NAME
vfork —
spawn new process in a virtual
memory efficient way
LIBRARY
Standard C Library (libc, -lc)
SYNOPSIS
#include <unistd.h>
pid_t
vfork(
void);
DESCRIPTION
The
vfork system call creates a new process that does not have
a new virtual address space, but rather shares address space with the parent,
thus avoiding potentially expensive copy-on-write operations normally
associated with creating a new process. It is useful when the purpose of
fork(2) would have been to create
a new system context for an
execve(2). The
vfork system call differs from
fork(2) in that the child borrows
the parent's memory and thread of control until a call to
execve(2) or an exit (either by
a call to
_exit(2) or
abnormally).
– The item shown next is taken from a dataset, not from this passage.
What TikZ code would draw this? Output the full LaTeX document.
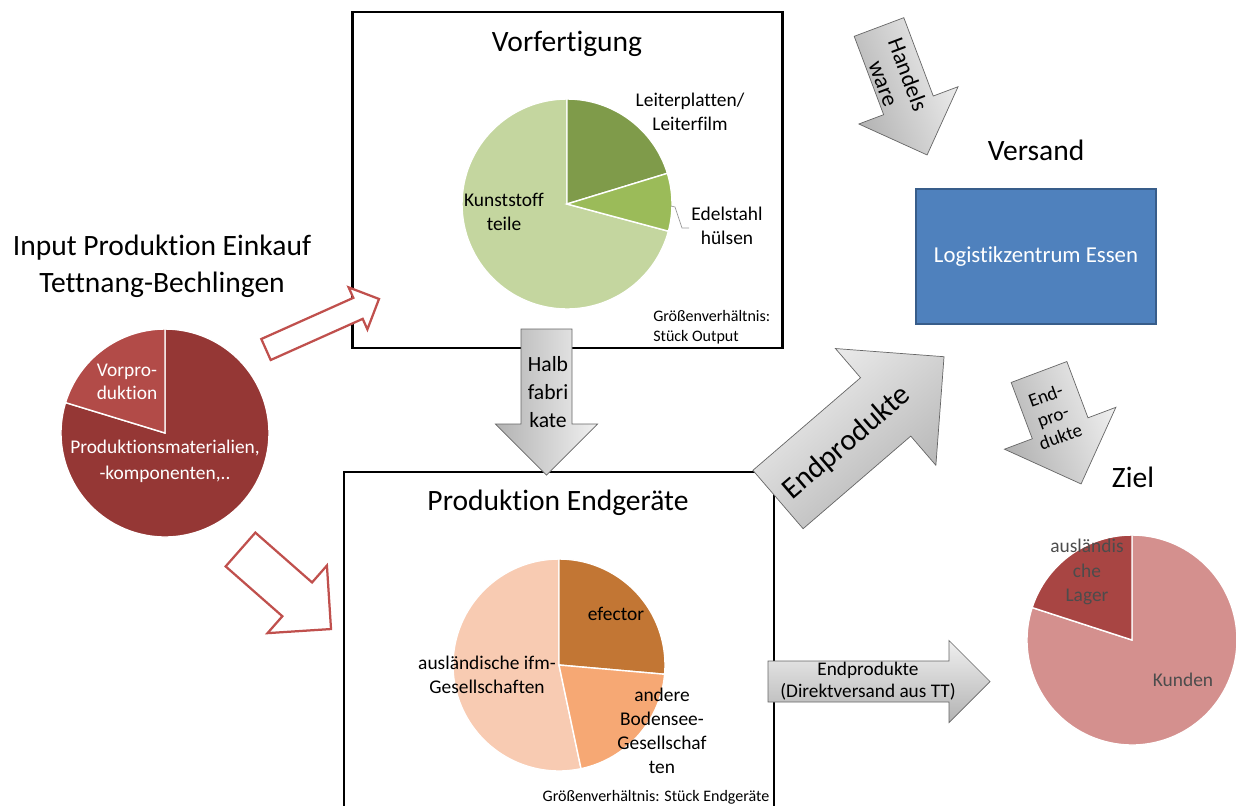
\documentclass[tikz,border=0pt]{standalone}
\usepackage{fontspec}
\setmainfont{Carlito}[Ligatures=NoCommon]
\usetikzlibrary{positioning}
\definecolor{InRed}{HTML}{953735}
\definecolor{InRedLight}{HTML}{B24B48}
\definecolor{ArrowRed}{HTML}{C0504D}
\definecolor{GreenDark}{HTML}{7F9B4A}
\definecolor{GreenMid}{HTML}{9BBB59}
\definecolor{GreenLight}{HTML}{C4D69F}
\definecolor{OrangeDark}{HTML}{C27634}
\definecolor{OrangeMid}{HTML}{F6A874}
\definecolor{OrangeLight}{HTML}{F8CBB2}
\definecolor{ZielRed}{HTML}{A84543}
\definecolor{ZielPink}{HTML}{D4908E}
\definecolor{LogBlue}{HTML}{4F81BD}
\definecolor{LogBlueDark}{HTML}{385D8A}

\begin{document}
\begin{tikzpicture}[x=0.025cm, y=0.025cm, on grid,
  headline/.style={font=\fontsize{21}{26}\selectfont, align=center, inner sep=0pt},
  lbl/.style={font=\fontsize{13.8}{17}\selectfont, align=center, inner sep=0pt},
  note/.style={font=\fontsize{11.4}{14}\selectfont, align=left, inner sep=0pt},
  boxframe/.style={draw, line width=1.8pt, minimum width=10.75cm},
  slice/.style={draw=white, line width=1pt},
  grayarrow/.style={draw=black!60, line width=0.5pt, top color=black!6, bottom color=black!30},
  redarrow/.style={draw=ArrowRed, line width=1.6pt, fill=white},
  pics/blockarrow/.style 2 args={code={
    \path[pic actions] (0,-#2/2) -- ({#1-#2},-#2/2) -- ({#1-#2},-#2) -- (#1,0)
      -- ({#1-#2},#2) -- ({#1-#2},#2/2) -- (0,#2/2) -- cycle;
  }}]

\useasboundingbox (0,0) rectangle (1236,-805);
\clip (0,0) rectangle (1236,-805);

% frames
\node[boxframe, minimum height=8.4cm] (vorf) at (567.5,-180) {};
\node[boxframe, minimum height=8.95cm] (prod) at (559,-651) {};
\node[draw=LogBlueDark, line width=1.2pt, fill=LogBlue, text=white,
  minimum width=6cm, minimum height=3.375cm, font=\fontsize{16.2}{19}\selectfont] (logistik) at (1036,-256.5) {Logistikzentrum Essen};

\node[headline] (vorftitle) at (567,-44) {Vorfertigung};
\node[headline] (prodtitle) at (558,-503) {Produktion Endger\"ate};
\node[headline, above=2.66cm of logistik] (versand) {Versand};
\node[headline] (input) at (162,-266) {Input Produktion Einkauf\\Tettnang-Bechlingen};

% Input pie
\coordinate (inpie) at (165,-433);
\fill[InRed, slice] (inpie) -- ++(163:104) arc (163:450:104) -- cycle;
\fill[InRedLight, slice] (inpie) -- ++(90:104) arc (90:163:104) -- cycle;
\node[lbl, text=white, font=\fontsize{13.8}{16.4}\selectfont] (vorprod) at (127,-382) {Vorpro-\\duktion};
\node[lbl, text=white, font=\fontsize{13.8}{18.5}\selectfont] (prodmat) at (165,-461) {Produktionsmaterialien,\\-komponenten,..};

% Vorfertigung pie
\coordinate (vorpie) at (567,-204);
\fill[GreenLight, slice] (vorpie) -- ++(90:105) arc (90:345:105) -- cycle;
\fill[GreenDark, slice] (vorpie) -- ++(17:105) arc (17:90:105) -- cycle;
\fill[GreenMid, slice] (vorpie) -- ++(-15:105) arc (-15:17:105) -- cycle;
\node[lbl] (leiter) at (690,-112) {Leiterplatten/\\Leiterfilm};
\node[lbl] (edel) at (727,-226) {Edelstahl\\h\"ulsen};
\node[lbl] (kunst) at (504,-212) {Kunststoff\\teile};
\draw[black!40, line width=0.5pt] (671,-206) -- (675,-207) -- (682,-228) -- (689,-228);
\node[note, anchor=west] (vornote) at (653,-327) {Gr\"o\ss enverh\"altnis:\\St\"uck Output};

% Produktion pie
\coordinate (prodpie) at (559,-665);
\fill[OrangeLight, slice] (prodpie) -- ++(90:106) arc (90:282:106) -- cycle;
\fill[OrangeDark, slice] (prodpie) -- ++(-5:106) arc (-5:90:106) -- cycle;
\fill[OrangeMid, slice] (prodpie) -- ++(-78:106) arc (-78:-5:106) -- cycle;
\node[lbl] (efector) at (616,-614) {efector};
\node[lbl] (ausl) at (487,-675) {ausl\"andische ifm-\\Gesellschaften};
\node[lbl, font=\fontsize{13.8}{17.2}\selectfont] (andere) at (662,-731) {andere\\Bodensee-\\Gesellschaf\\ten};
\node[note] (prodnote) at (656,-797) {Gr\"o\ss enverh\"altnis: St\"uck Endger\"ate};

% Ziel pie
\coordinate (zielpie) at (1132,-640);
\fill[ZielPink, slice] (zielpie) -- ++(162:105) arc (162:450:105) -- cycle;
\fill[ZielRed, slice] (zielpie) -- ++(90:105) arc (90:162:105) -- cycle;
\node[headline] (ziel) at (1133,-477) {Ziel};
\node[lbl, text=black!70, font=\fontsize{13.8}{17.2}\selectfont] (lager) at (1087,-572) {ausl\"andis\\che\\Lager};
\node[lbl, text=black!70] (kunden) at (1183,-680) {Kunden};

% red arrows
\coordinate (uptail) at (266,-349.5);
\coordinate (downtail) at (240.5,-549.5);
\pic[redarrow, rotate=24.1] at (uptail) {blockarrow={123.8}{23}};
\pic[redarrow, rotate=-41.3] at (downtail) {blockarrow={120.5}{45}};

% gray arrows
\coordinate (halbtail) at (546.5,-329);
\coordinate (handeltail) at (879,-27);
\coordinate (endtail) at (778,-499.5);
\coordinate (endsmalltail) at (1039,-372);
\coordinate (direkttail) at (768,-681.5);
\pic[grayarrow, shading angle=-90, rotate=-90] at (halbtail) {blockarrow={146}{51}};
\pic[grayarrow, shading angle=-69.4, rotate=-69.4] at (handeltail) {blockarrow={136.7}{53}};
\pic[grayarrow, shading angle=40.7, rotate=40.7] at (endtail) {blockarrow={219}{77}};
\pic[grayarrow, shading angle=-69.4, rotate=-69.4] at (endsmalltail) {blockarrow={119.6}{59.5}};
\pic[grayarrow] at (direkttail) {blockarrow={222}{41}};

\node[lbl, font=\fontsize{15.4}{19.6}\selectfont] (halb) at (548,-392) {Halb\\fabri\\kate};
\node[lbl, font=\fontsize{16.4}{18.5}\selectfont, rotate=-69.4] (handel) at (896,-79) {Handels\\ware};
\node[lbl, font=\fontsize{21.4}{26}\selectfont, rotate=40.7] (endbig) at (847,-443) {Endprodukte};
\node[lbl, font=\fontsize{13.5}{15.5}\selectfont, rotate=20] (endsmall) at (1053,-416) {End-\\pro-\\dukte};
\node[lbl, font=\fontsize{13.7}{15.6}\selectfont] (direkt) at (868,-681) {Endprodukte\\(Direktversand aus TT)};

\end{tikzpicture}
\end{document}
The parent process is suspended while the child is using its
resources.
The
vfork system call returns 0 in the child's context and
(later) the pid of the child in the parent's context.
The
vfork system call can normally be used just like
fork(2). It does not work,
however, to return while running in the child's context from the procedure
that called
vfork() since the eventual return from
vfork() would then return to a no longer existing stack
frame. Be careful, also, to call
_exit(2) rather than
exit(3) if you can't
execve(2), since
exit(3) will flush and close
standard I/O channels, and thereby mess up the standard I/O data structures in
the parent process. (Even with
fork(2) it is wrong to call
exit(3) since buffered data would
then be flushed twice.)
RETURN VALUES
Same as for
fork(2).
ERRORS
Same as for
fork(2).
SEE ALSO
execve(2),
fork(2),
sigaction(2),
wait(2)
HISTORY
The
vfork() function call appeared in
3.0BSD. In
4.4BSD, the
semantics were changed to only suspend the parent and not share the address
space. The original semantics were reintroduced in
NetBSD
1.4.
BUGS
Portable applications should not depend on the memory sharing semantics of
vfork() as implementations exist that implement
vfork() as plain
fork(2).
To avoid a possible deadlock situation, processes that are children in the
middle of a
vfork() are never sent
SIGTTOU
or
SIGTTIN
signals;
rather, output or
ioctl(2) calls
are allowed and input attempts result in an end-of-file indication.